WHAT IS ASKED
Return each line of the data below exactly, omitting any pictures.

RECORDED INFORMATION
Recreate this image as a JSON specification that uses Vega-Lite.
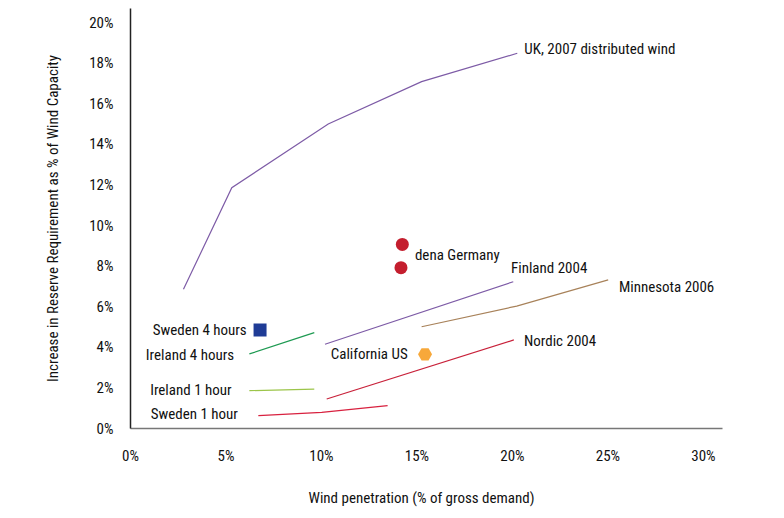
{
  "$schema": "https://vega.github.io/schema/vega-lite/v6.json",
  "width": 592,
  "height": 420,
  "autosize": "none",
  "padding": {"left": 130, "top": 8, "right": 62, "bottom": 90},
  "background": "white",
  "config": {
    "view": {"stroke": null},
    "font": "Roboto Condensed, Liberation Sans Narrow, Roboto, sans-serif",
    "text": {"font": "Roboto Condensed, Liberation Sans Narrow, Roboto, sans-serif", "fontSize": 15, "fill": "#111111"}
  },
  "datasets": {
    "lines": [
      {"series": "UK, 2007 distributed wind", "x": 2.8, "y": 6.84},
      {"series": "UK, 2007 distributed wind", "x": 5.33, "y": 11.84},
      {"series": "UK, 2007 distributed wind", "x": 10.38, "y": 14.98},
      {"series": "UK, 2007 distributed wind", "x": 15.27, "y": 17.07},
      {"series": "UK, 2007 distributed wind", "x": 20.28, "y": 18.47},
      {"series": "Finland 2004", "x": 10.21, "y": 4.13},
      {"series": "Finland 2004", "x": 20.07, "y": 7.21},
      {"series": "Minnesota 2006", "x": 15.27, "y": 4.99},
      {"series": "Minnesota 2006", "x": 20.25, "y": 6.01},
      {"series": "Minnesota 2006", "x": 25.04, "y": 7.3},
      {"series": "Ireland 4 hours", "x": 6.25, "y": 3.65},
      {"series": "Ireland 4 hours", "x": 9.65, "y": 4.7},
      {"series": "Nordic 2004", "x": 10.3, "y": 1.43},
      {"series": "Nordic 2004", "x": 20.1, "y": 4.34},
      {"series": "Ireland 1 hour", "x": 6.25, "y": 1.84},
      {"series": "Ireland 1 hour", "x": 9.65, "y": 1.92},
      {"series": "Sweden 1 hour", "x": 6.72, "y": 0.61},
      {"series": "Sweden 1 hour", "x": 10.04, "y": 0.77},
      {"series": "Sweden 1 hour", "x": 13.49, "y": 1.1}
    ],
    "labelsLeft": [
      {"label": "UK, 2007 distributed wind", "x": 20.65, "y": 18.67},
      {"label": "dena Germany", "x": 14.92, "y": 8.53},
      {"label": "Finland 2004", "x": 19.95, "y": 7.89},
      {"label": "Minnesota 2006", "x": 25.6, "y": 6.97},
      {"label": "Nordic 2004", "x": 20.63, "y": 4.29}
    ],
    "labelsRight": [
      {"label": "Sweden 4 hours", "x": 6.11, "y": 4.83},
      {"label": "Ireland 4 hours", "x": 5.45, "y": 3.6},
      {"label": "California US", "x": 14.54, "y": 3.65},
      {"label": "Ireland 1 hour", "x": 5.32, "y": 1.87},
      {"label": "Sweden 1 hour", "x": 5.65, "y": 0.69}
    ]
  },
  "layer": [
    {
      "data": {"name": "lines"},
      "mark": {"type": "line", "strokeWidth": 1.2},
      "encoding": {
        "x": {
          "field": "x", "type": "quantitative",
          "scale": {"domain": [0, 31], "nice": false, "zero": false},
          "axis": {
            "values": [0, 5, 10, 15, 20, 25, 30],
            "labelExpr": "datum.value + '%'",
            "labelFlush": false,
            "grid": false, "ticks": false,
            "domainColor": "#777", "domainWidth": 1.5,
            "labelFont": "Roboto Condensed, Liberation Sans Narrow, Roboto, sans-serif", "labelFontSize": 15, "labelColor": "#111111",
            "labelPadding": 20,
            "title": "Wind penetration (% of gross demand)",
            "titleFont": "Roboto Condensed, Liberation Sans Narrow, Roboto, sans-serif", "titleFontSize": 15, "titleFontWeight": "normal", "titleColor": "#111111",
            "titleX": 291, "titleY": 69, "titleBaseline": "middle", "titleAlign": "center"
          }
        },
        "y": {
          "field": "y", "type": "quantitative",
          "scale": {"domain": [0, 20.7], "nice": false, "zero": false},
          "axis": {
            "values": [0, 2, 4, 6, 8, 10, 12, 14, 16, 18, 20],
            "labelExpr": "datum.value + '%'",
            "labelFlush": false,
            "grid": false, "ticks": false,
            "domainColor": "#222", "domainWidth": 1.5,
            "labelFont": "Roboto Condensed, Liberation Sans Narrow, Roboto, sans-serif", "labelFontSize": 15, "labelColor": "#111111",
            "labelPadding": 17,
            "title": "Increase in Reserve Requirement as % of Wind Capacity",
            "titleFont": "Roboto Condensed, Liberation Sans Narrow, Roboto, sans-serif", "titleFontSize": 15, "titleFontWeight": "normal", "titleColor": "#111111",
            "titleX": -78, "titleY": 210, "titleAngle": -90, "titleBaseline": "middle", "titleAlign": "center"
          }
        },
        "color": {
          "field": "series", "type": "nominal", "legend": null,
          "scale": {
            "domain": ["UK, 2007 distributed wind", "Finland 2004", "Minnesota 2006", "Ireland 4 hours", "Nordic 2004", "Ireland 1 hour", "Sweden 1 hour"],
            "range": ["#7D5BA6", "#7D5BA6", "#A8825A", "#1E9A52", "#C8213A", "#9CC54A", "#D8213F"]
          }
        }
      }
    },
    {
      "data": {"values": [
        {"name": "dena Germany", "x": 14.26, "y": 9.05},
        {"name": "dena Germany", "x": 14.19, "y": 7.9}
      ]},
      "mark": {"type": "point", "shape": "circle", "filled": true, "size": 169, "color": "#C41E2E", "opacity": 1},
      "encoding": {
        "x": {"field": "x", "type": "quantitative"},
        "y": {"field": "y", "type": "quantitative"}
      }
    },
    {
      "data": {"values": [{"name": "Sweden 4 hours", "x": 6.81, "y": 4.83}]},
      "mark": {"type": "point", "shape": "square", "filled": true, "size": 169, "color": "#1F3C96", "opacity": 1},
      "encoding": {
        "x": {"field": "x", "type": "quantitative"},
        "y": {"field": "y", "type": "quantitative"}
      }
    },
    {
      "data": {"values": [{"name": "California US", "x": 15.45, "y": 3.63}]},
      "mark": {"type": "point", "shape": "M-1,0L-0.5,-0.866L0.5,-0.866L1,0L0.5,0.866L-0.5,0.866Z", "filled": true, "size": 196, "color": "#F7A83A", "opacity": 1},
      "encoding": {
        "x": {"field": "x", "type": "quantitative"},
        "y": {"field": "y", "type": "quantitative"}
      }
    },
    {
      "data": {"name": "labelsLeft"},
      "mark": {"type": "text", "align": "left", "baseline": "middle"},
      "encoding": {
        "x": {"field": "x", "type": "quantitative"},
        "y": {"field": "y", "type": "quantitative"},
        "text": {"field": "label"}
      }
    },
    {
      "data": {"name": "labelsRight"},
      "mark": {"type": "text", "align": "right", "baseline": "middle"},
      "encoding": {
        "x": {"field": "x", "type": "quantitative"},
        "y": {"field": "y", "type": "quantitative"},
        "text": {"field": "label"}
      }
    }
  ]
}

THE OUTPUT
Recreate this image as a JSON specification that uses Vega-Lite.
{
  "$schema": "https://vega.github.io/schema/vega-lite/v6.json",
  "width": 592,
  "height": 420,
  "autosize": "none",
  "padding": {"left": 130, "top": 8, "right": 62, "bottom": 90},
  "background": "white",
  "config": {
    "view": {"stroke": null},
    "font": "Roboto Condensed, Liberation Sans Narrow, Roboto, sans-serif",
    "text": {"font": "Roboto Condensed, Liberation Sans Narrow, Roboto, sans-serif", "fontSize": 15, "fill": "#111111"}
  },
  "datasets": {
    "lines": [
      {"series": "UK, 2007 distributed wind", "x": 2.8, "y": 6.84},
      {"series": "UK, 2007 distributed wind", "x": 5.33, "y": 11.84},
      {"series": "UK, 2007 distributed wind", "x": 10.38, "y": 14.98},
      {"series": "UK, 2007 distributed wind", "x": 15.27, "y": 17.07},
      {"series": "UK, 2007 distributed wind", "x": 20.28, "y": 18.47},
      {"series": "Finland 2004", "x": 10.21, "y": 4.13},
      {"series": "Finland 2004", "x": 20.07, "y": 7.21},
      {"series": "Minnesota 2006", "x": 15.27, "y": 4.99},
      {"series": "Minnesota 2006", "x": 20.25, "y": 6.01},
      {"series": "Minnesota 2006", "x": 25.04, "y": 7.3},
      {"series": "Ireland 4 hours", "x": 6.25, "y": 3.65},
      {"series": "Ireland 4 hours", "x": 9.65, "y": 4.7},
      {"series": "Nordic 2004", "x": 10.3, "y": 1.43},
      {"series": "Nordic 2004", "x": 20.1, "y": 4.34},
      {"series": "Ireland 1 hour", "x": 6.25, "y": 1.84},
      {"series": "Ireland 1 hour", "x": 9.65, "y": 1.92},
      {"series": "Sweden 1 hour", "x": 6.72, "y": 0.61},
      {"series": "Sweden 1 hour", "x": 10.04, "y": 0.77},
      {"series": "Sweden 1 hour", "x": 13.49, "y": 1.1}
    ],
    "labelsLeft": [
      {"label": "UK, 2007 distributed wind", "x": 20.65, "y": 18.67},
      {"label": "dena Germany", "x": 14.92, "y": 8.53},
      {"label": "Finland 2004", "x": 19.95, "y": 7.89},
      {"label": "Minnesota 2006", "x": 25.6, "y": 6.97},
      {"label": "Nordic 2004", "x": 20.63, "y": 4.29}
    ],
    "labelsRight": [
      {"label": "Sweden 4 hours", "x": 6.11, "y": 4.83},
      {"label": "Ireland 4 hours", "x": 5.45, "y": 3.6},
      {"label": "California US", "x": 14.54, "y": 3.65},
      {"label": "Ireland 1 hour", "x": 5.32, "y": 1.87},
      {"label": "Sweden 1 hour", "x": 5.65, "y": 0.69}
    ]
  },
  "layer": [
    {
      "data": {"name": "lines"},
      "mark": {"type": "line", "strokeWidth": 1.2},
      "encoding": {
        "x": {
          "field": "x", "type": "quantitative",
          "scale": {"domain": [0, 31], "nice": false, "zero": false},
          "axis": {
            "values": [0, 5, 10, 15, 20, 25, 30],
            "labelExpr": "datum.value + '%'",
            "labelFlush": false,
            "grid": false, "ticks": false,
            "domainColor": "#777", "domainWidth": 1.5,
            "labelFont": "Roboto Condensed, Liberation Sans Narrow, Roboto, sans-serif", "labelFontSize": 15, "labelColor": "#111111",
            "labelPadding": 20,
            "title": "Wind penetration (% of gross demand)",
            "titleFont": "Roboto Condensed, Liberation Sans Narrow, Roboto, sans-serif", "titleFontSize": 15, "titleFontWeight": "normal", "titleColor": "#111111",
            "titleX": 291, "titleY": 69, "titleBaseline": "middle", "titleAlign": "center"
          }
        },
        "y": {
          "field": "y", "type": "quantitative",
          "scale": {"domain": [0, 20.7], "nice": false, "zero": false},
          "axis": {
            "values": [0, 2, 4, 6, 8, 10, 12, 14, 16, 18, 20],
            "labelExpr": "datum.value + '%'",
            "labelFlush": false,
            "grid": false, "ticks": false,
            "domainColor": "#222", "domainWidth": 1.5,
            "labelFont": "Roboto Condensed, Liberation Sans Narrow, Roboto, sans-serif", "labelFontSize": 15, "labelColor": "#111111",
            "labelPadding": 17,
            "title": "Increase in Reserve Requirement as % of Wind Capacity",
            "titleFont": "Roboto Condensed, Liberation Sans Narrow, Roboto, sans-serif", "titleFontSize": 15, "titleFontWeight": "normal", "titleColor": "#111111",
            "titleX": -78, "titleY": 210, "titleAngle": -90, "titleBaseline": "middle", "titleAlign": "center"
          }
        },
        "color": {
          "field": "series", "type": "nominal", "legend": null,
          "scale": {
            "domain": ["UK, 2007 distributed wind", "Finland 2004", "Minnesota 2006", "Ireland 4 hours", "Nordic 2004", "Ireland 1 hour", "Sweden 1 hour"],
            "range": ["#7D5BA6", "#7D5BA6", "#A8825A", "#1E9A52", "#C8213A", "#9CC54A", "#D8213F"]
          }
        }
      }
    },
    {
      "data": {"values": [
        {"name": "dena Germany", "x": 14.26, "y": 9.05},
        {"name": "dena Germany", "x": 14.19, "y": 7.9}
      ]},
      "mark": {"type": "point", "shape": "circle", "filled": true, "size": 169, "color": "#C41E2E", "opacity": 1},
      "encoding": {
        "x": {"field": "x", "type": "quantitative"},
        "y": {"field": "y", "type": "quantitative"}
      }
    },
    {
      "data": {"values": [{"name": "Sweden 4 hours", "x": 6.81, "y": 4.83}]},
      "mark": {"type": "point", "shape": "square", "filled": true, "size": 169, "color": "#1F3C96", "opacity": 1},
      "encoding": {
        "x": {"field": "x", "type": "quantitative"},
        "y": {"field": "y", "type": "quantitative"}
      }
    },
    {
      "data": {"values": [{"name": "California US", "x": 15.45, "y": 3.63}]},
      "mark": {"type": "point", "shape": "M-1,0L-0.5,-0.866L0.5,-0.866L1,0L0.5,0.866L-0.5,0.866Z", "filled": true, "size": 196, "color": "#F7A83A", "opacity": 1},
      "encoding": {
        "x": {"field": "x", "type": "quantitative"},
        "y": {"field": "y", "type": "quantitative"}
      }
    },
    {
      "data": {"name": "labelsLeft"},
      "mark": {"type": "text", "align": "left", "baseline": "middle"},
      "encoding": {
        "x": {"field": "x", "type": "quantitative"},
        "y": {"field": "y", "type": "quantitative"},
        "text": {"field": "label"}
      }
    },
    {
      "data": {"name": "labelsRight"},
      "mark": {"type": "text", "align": "right", "baseline": "middle"},
      "encoding": {
        "x": {"field": "x", "type": "quantitative"},
        "y": {"field": "y", "type": "quantitative"},
        "text": {"field": "label"}
      }
    }
  ]
}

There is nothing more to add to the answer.